Brussels moves to minimize effects of works on the public, businesses

Brussels moves to minimize effects of works on the public, businesses

The Brussels Regional Parliament will start examining in commission on Monday a bill aimed at better managing the effects of public works in the capital area. Measures proposed in the bill include: compensating businesses affected by public works lasting one month or more; anticipating on the impact of such works on neighbourhoods; planning, together with all stakeholders, for foreseeable public works to be executed over a five-year period; and extending working hours. In this way, the region’s authorities hope to enter a new phase in managing the effects of some 120,000 projects a year in public places.

The draft ordinance was introduced on Friday by the ministers of Public Works and Economic Affairs, Pascal Smet and Didier Gosuin respectively, supported by the President of the Union of Middle Classes.

The text revisits legislation passed 20 years ago at the initiative of the then secretary of state Eric Andre, now late, and reviewed 10 years ago by Pascal Smet.

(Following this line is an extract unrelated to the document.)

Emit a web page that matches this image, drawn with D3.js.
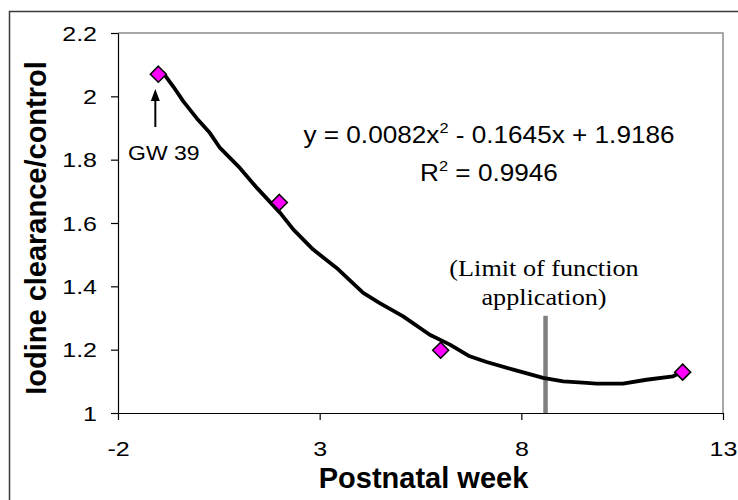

Smet said on Friday that since the beginning of the present legislature, public works deadlines have been respected, but the Brussels Government wants to make an extra effort to reduce the duration of such works by extending working hours. This is already incorporated into the programmes of the most recent projects, but the Region wishes to give it the force of law.

The authorities also plan to include a business representative in the region’s coordinating commission on public works, comprising representatives of municipalities, police precincts, the regional transport utility STIB, Brussels Mobility (the regional transport department) and the fire service, SIAMU.

This commission meets each week to review upcoming works, study any deviations and validate them.

One of the key aspects of the future ordinance is a new system for compensating businesses for the effects of works lasting 29 days or more. The existing system inherited from the Federal Government, provides € 73.30 per day of closure for interruptions lasting at least one week. Few businesses make use of it.

Special provision is now being made for small businesses (less than 10 full-time equivalents), considered more vulnerable because of their size. Should access to such businesses be hampered by work on a project of long duration, they will receive between € 2,000 and € 2,700 a day in compensation, depending on their size, once the works interrupt traffic for 29 days or more.